● YOUR GOAL:
Restate each of the lines below word for word and drop every picture.

### RECORDED DATA

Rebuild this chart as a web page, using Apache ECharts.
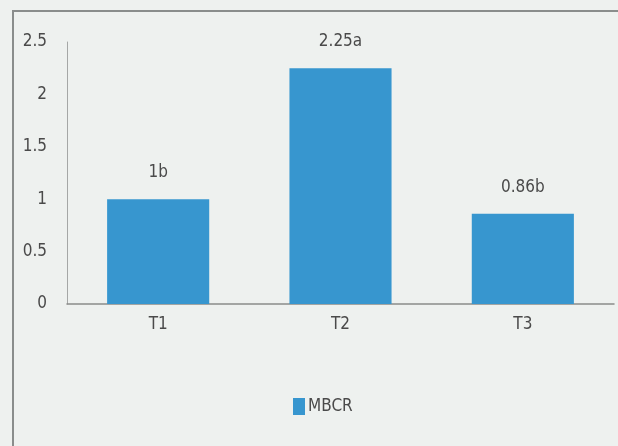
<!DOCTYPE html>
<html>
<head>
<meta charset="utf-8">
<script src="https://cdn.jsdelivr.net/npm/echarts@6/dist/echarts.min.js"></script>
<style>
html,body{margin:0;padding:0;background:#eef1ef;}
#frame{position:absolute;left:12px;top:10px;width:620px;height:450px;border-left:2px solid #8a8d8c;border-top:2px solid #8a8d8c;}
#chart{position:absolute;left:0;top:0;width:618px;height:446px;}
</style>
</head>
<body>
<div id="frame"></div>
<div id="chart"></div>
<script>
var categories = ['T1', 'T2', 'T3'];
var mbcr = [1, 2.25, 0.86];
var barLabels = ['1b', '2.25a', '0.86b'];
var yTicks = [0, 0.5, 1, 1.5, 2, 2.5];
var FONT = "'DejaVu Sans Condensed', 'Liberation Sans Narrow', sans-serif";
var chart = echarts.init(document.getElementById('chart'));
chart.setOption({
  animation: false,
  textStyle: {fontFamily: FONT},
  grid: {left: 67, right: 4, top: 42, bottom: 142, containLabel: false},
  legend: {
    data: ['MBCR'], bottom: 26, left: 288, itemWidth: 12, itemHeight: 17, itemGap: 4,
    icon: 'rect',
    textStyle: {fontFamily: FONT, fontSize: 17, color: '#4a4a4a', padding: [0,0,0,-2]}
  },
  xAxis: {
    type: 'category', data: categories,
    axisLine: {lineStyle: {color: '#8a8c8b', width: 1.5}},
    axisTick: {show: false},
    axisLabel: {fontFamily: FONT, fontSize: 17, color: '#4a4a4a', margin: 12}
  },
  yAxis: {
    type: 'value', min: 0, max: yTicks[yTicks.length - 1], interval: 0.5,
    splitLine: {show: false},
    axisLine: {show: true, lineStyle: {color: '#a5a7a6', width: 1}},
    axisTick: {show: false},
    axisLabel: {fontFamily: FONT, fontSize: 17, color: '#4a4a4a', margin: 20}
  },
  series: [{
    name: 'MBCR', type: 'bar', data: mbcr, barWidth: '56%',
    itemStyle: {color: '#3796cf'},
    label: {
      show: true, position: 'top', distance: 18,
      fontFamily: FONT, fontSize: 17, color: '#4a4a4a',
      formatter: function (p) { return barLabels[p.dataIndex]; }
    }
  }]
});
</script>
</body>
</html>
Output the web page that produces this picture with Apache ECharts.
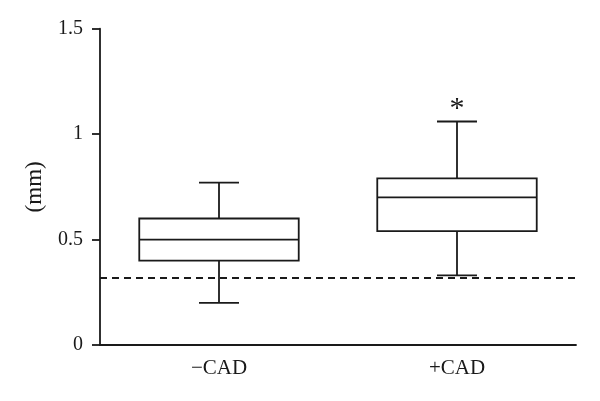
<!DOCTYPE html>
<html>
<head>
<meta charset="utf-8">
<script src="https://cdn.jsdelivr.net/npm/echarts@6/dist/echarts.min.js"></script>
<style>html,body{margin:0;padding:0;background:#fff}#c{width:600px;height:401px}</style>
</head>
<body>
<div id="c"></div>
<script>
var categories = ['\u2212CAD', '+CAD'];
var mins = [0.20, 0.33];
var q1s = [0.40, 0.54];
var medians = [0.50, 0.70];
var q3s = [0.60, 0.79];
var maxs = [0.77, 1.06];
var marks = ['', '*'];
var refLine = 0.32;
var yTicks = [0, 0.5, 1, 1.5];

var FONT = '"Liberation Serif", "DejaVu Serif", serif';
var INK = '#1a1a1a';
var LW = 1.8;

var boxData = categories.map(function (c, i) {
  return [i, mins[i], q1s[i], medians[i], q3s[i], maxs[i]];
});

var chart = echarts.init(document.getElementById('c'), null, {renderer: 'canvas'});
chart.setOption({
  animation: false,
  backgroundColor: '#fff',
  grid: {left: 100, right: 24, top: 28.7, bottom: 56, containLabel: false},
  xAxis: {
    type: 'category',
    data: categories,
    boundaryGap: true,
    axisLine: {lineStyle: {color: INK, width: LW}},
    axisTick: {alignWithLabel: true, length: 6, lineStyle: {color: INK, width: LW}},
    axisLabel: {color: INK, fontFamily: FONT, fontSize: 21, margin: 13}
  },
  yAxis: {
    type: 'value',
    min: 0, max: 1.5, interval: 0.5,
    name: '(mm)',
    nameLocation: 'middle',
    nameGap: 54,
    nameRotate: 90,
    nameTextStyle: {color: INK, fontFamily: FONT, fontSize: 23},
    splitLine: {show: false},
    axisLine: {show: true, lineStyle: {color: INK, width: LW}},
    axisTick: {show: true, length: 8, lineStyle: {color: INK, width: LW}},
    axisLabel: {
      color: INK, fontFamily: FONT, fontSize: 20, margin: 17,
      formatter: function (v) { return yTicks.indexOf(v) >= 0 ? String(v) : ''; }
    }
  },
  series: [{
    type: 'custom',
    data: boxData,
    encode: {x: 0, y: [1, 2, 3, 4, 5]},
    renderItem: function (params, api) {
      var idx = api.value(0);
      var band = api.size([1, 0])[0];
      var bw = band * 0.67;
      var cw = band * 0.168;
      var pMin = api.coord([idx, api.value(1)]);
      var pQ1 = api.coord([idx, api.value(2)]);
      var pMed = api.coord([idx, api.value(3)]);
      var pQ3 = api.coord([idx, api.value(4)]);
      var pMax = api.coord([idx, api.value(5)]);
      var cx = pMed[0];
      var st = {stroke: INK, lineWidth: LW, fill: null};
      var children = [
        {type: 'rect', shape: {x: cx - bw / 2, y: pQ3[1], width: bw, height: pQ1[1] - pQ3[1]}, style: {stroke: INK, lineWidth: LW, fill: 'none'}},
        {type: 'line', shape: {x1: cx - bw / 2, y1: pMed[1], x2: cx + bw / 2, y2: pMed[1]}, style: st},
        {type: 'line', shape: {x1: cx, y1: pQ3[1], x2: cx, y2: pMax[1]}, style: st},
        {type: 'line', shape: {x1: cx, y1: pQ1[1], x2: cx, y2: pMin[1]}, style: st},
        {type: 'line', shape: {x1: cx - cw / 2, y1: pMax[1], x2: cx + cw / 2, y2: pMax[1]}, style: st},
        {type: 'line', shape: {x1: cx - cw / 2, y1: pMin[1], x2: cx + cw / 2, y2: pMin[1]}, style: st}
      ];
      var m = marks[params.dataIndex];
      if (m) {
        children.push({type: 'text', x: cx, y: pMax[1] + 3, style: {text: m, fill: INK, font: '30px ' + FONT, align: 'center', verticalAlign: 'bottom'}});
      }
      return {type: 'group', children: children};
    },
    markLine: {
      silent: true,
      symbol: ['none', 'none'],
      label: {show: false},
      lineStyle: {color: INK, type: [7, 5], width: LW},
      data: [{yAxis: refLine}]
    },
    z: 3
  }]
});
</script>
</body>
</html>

######

● RESULT FOR THIS EXERCISE:
Rebuild this chart as a web page, using Apache ECharts.
<!DOCTYPE html>
<html>
<head>
<meta charset="utf-8">
<script src="https://cdn.jsdelivr.net/npm/echarts@6/dist/echarts.min.js"></script>
<style>
html,body{margin:0;padding:0;background:#eef1ef;}
#frame{position:absolute;left:12px;top:10px;width:620px;height:450px;border-left:2px solid #8a8d8c;border-top:2px solid #8a8d8c;}
#chart{position:absolute;left:0;top:0;width:618px;height:446px;}
</style>
</head>
<body>
<div id="frame"></div>
<div id="chart"></div>
<script>
var categories = ['T1', 'T2', 'T3'];
var mbcr = [1, 2.25, 0.86];
var barLabels = ['1b', '2.25a', '0.86b'];
var yTicks = [0, 0.5, 1, 1.5, 2, 2.5];
var FONT = "'DejaVu Sans Condensed', 'Liberation Sans Narrow', sans-serif";
var chart = echarts.init(document.getElementById('chart'));
chart.setOption({
  animation: false,
  textStyle: {fontFamily: FONT},
  grid: {left: 67, right: 4, top: 42, bottom: 142, containLabel: false},
  legend: {
    data: ['MBCR'], bottom: 26, left: 288, itemWidth: 12, itemHeight: 17, itemGap: 4,
    icon: 'rect',
    textStyle: {fontFamily: FONT, fontSize: 17, color: '#4a4a4a', padding: [0,0,0,-2]}
  },
  xAxis: {
    type: 'category', data: categories,
    axisLine: {lineStyle: {color: '#8a8c8b', width: 1.5}},
    axisTick: {show: false},
    axisLabel: {fontFamily: FONT, fontSize: 17, color: '#4a4a4a', margin: 12}
  },
  yAxis: {
    type: 'value', min: 0, max: yTicks[yTicks.length - 1], interval: 0.5,
    splitLine: {show: false},
    axisLine: {show: true, lineStyle: {color: '#a5a7a6', width: 1}},
    axisTick: {show: false},
    axisLabel: {fontFamily: FONT, fontSize: 17, color: '#4a4a4a', margin: 20}
  },
  series: [{
    name: 'MBCR', type: 'bar', data: mbcr, barWidth: '56%',
    itemStyle: {color: '#3796cf'},
    label: {
      show: true, position: 'top', distance: 18,
      fontFamily: FONT, fontSize: 17, color: '#4a4a4a',
      formatter: function (p) { return barLabels[p.dataIndex]; }
    }
  }]
});
</script>
</body>
</html>
Output the web page that produces this picture with Apache ECharts.
<!DOCTYPE html>
<html>
<head>
<meta charset="utf-8">
<script src="https://cdn.jsdelivr.net/npm/echarts@6/dist/echarts.min.js"></script>
<style>html,body{margin:0;padding:0;background:#fff}#c{width:600px;height:401px}</style>
</head>
<body>
<div id="c"></div>
<script>
var categories = ['\u2212CAD', '+CAD'];
var mins = [0.20, 0.33];
var q1s = [0.40, 0.54];
var medians = [0.50, 0.70];
var q3s = [0.60, 0.79];
var maxs = [0.77, 1.06];
var marks = ['', '*'];
var refLine = 0.32;
var yTicks = [0, 0.5, 1, 1.5];

var FONT = '"Liberation Serif", "DejaVu Serif", serif';
var INK = '#1a1a1a';
var LW = 1.8;

var boxData = categories.map(function (c, i) {
  return [i, mins[i], q1s[i], medians[i], q3s[i], maxs[i]];
});

var chart = echarts.init(document.getElementById('c'), null, {renderer: 'canvas'});
chart.setOption({
  animation: false,
  backgroundColor: '#fff',
  grid: {left: 100, right: 24, top: 28.7, bottom: 56, containLabel: false},
  xAxis: {
    type: 'category',
    data: categories,
    boundaryGap: true,
    axisLine: {lineStyle: {color: INK, width: LW}},
    axisTick: {alignWithLabel: true, length: 6, lineStyle: {color: INK, width: LW}},
    axisLabel: {color: INK, fontFamily: FONT, fontSize: 21, margin: 13}
  },
  yAxis: {
    type: 'value',
    min: 0, max: 1.5, interval: 0.5,
    name: '(mm)',
    nameLocation: 'middle',
    nameGap: 54,
    nameRotate: 90,
    nameTextStyle: {color: INK, fontFamily: FONT, fontSize: 23},
    splitLine: {show: false},
    axisLine: {show: true, lineStyle: {color: INK, width: LW}},
    axisTick: {show: true, length: 8, lineStyle: {color: INK, width: LW}},
    axisLabel: {
      color: INK, fontFamily: FONT, fontSize: 20, margin: 17,
      formatter: function (v) { return yTicks.indexOf(v) >= 0 ? String(v) : ''; }
    }
  },
  series: [{
    type: 'custom',
    data: boxData,
    encode: {x: 0, y: [1, 2, 3, 4, 5]},
    renderItem: function (params, api) {
      var idx = api.value(0);
      var band = api.size([1, 0])[0];
      var bw = band * 0.67;
      var cw = band * 0.168;
      var pMin = api.coord([idx, api.value(1)]);
      var pQ1 = api.coord([idx, api.value(2)]);
      var pMed = api.coord([idx, api.value(3)]);
      var pQ3 = api.coord([idx, api.value(4)]);
      var pMax = api.coord([idx, api.value(5)]);
      var cx = pMed[0];
      var st = {stroke: INK, lineWidth: LW, fill: null};
      var children = [
        {type: 'rect', shape: {x: cx - bw / 2, y: pQ3[1], width: bw, height: pQ1[1] - pQ3[1]}, style: {stroke: INK, lineWidth: LW, fill: 'none'}},
        {type: 'line', shape: {x1: cx - bw / 2, y1: pMed[1], x2: cx + bw / 2, y2: pMed[1]}, style: st},
        {type: 'line', shape: {x1: cx, y1: pQ3[1], x2: cx, y2: pMax[1]}, style: st},
        {type: 'line', shape: {x1: cx, y1: pQ1[1], x2: cx, y2: pMin[1]}, style: st},
        {type: 'line', shape: {x1: cx - cw / 2, y1: pMax[1], x2: cx + cw / 2, y2: pMax[1]}, style: st},
        {type: 'line', shape: {x1: cx - cw / 2, y1: pMin[1], x2: cx + cw / 2, y2: pMin[1]}, style: st}
      ];
      var m = marks[params.dataIndex];
      if (m) {
        children.push({type: 'text', x: cx, y: pMax[1] + 3, style: {text: m, fill: INK, font: '30px ' + FONT, align: 'center', verticalAlign: 'bottom'}});
      }
      return {type: 'group', children: children};
    },
    markLine: {
      silent: true,
      symbol: ['none', 'none'],
      label: {show: false},
      lineStyle: {color: INK, type: [7, 5], width: LW},
      data: [{yAxis: refLine}]
    },
    z: 3
  }]
});
</script>
</body>
</html>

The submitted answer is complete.